Easy Tips for Cleaning Wine Stains from Your Rug
It happens to the best of us; just when you thought your rug was safe, a careless guest, vindictive cat or moment of weakness, you knock over a glass of red wine onto your favorite rug. It's trash now. Right? Wrong! Red wine stains are notoriously hard to get out of most fabrics, and especially rugs, but with a little know-how, and the right supplies, you’ll be saying goodbye to that merlot mishap in no time. Read on and we’ll show you how to remove tough wine stains from your rug like a pro, cheers!
Like with most stains, addressing them sooner, rather than later, is the best bet for getting them gone. Your first step with a wine stain is to blot out as much of the liquid from the carpet as you can with a white cloth, like a utility towel or old t-shirt. Soak up as much as possible so you’ll have less stain to deal with. Once you’re done blotting as much wine away as you can, pour some cold water directly onto the stain site. This will help dilute the remaining wine stain, and will make removing the rest of it a little easier.
Next, you’ll want to create a baking soda paste to apply to the wine stain. You do this by using a 1:3 ratio (for example, 1 tablespoon of water to 3 tablespoons of baking soda). Apply this paste directly to the stain site and let it dry. Once the paste is completely dry, vacuum up the stain and enjoy your beautiful rug again!
No baking soda? You can also use vinegar in a similar method to remove the wine stain. Blot the liquid completely out like before. Then create a mixture of 2 cups warm water, 1 tablespoon white vinegar, and 1 tablespoon dishwashing liquid. Dip a rag or sponge into the mixture and blot onto the stain until the stain has completely lifted.
Discover a wine stain the next day? Not to worry, there are some easy-to-use home remedies to help you bring your rug bag to life. Start by wetting the wine stain with water, and then sprinkle a generous amount of salt on the area. The salt will help to suck the moisture out of a re-wetted stain, and will help to draw out discolorations and pigments from the carpet. Like with the baking soda method, leave the salt on overnight to dry and continue drawing out the old wine stain.
The next day, you should notice that the salt has taken on a pinkish hue. Vacuum up the remaining salt and enjoy the efforts of your labor! You should notice that the stain has drastically reduced, or is completely gone.

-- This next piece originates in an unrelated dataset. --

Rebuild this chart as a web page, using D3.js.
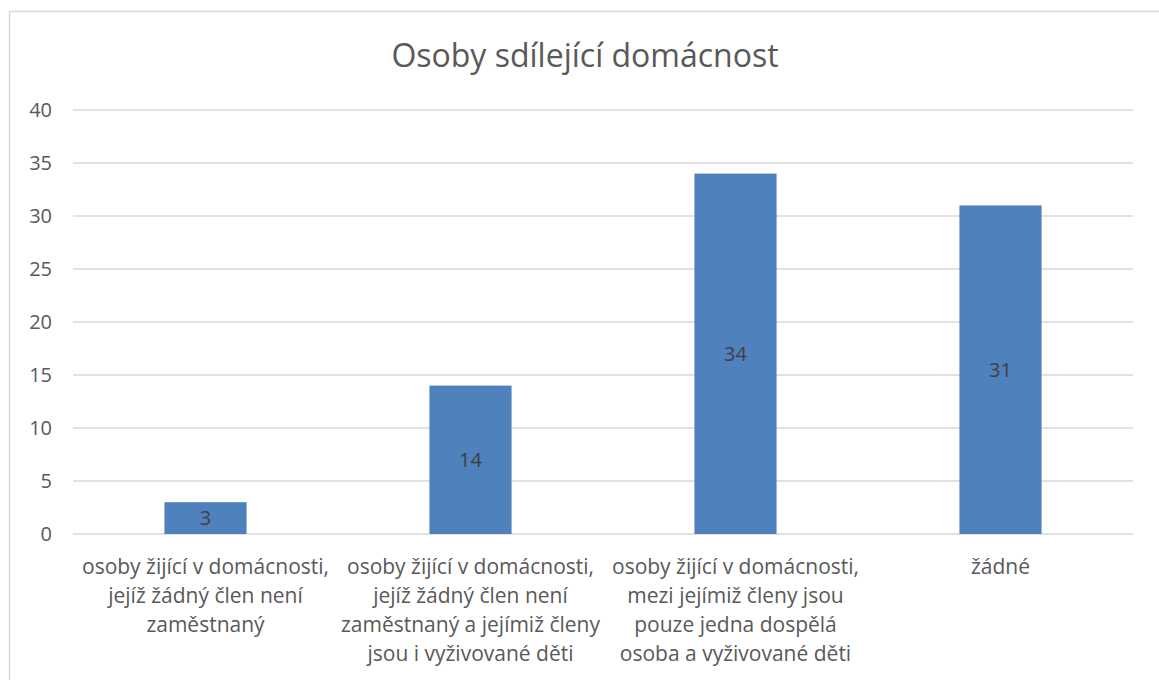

Got a really stubborn stain? Hydrogen peroxide can also be used to clean it up, but be warned; it’s a mild bleaching agent and may discolor the fibers of your carpet. A mixture of hydrogen peroxide and dish soap (equal parts of each, don’t use too much), and a gentle dabbing action will help release the old wine stain. Fill a water bottle with cool water, then spray the spot and dab with a dry cloth to reveal stain free rug fibers.
Don’t give up on a favored rug just because it’s covered in a little bit of vino; give some of these solutions a try and you’ll soon be saying “cheers!”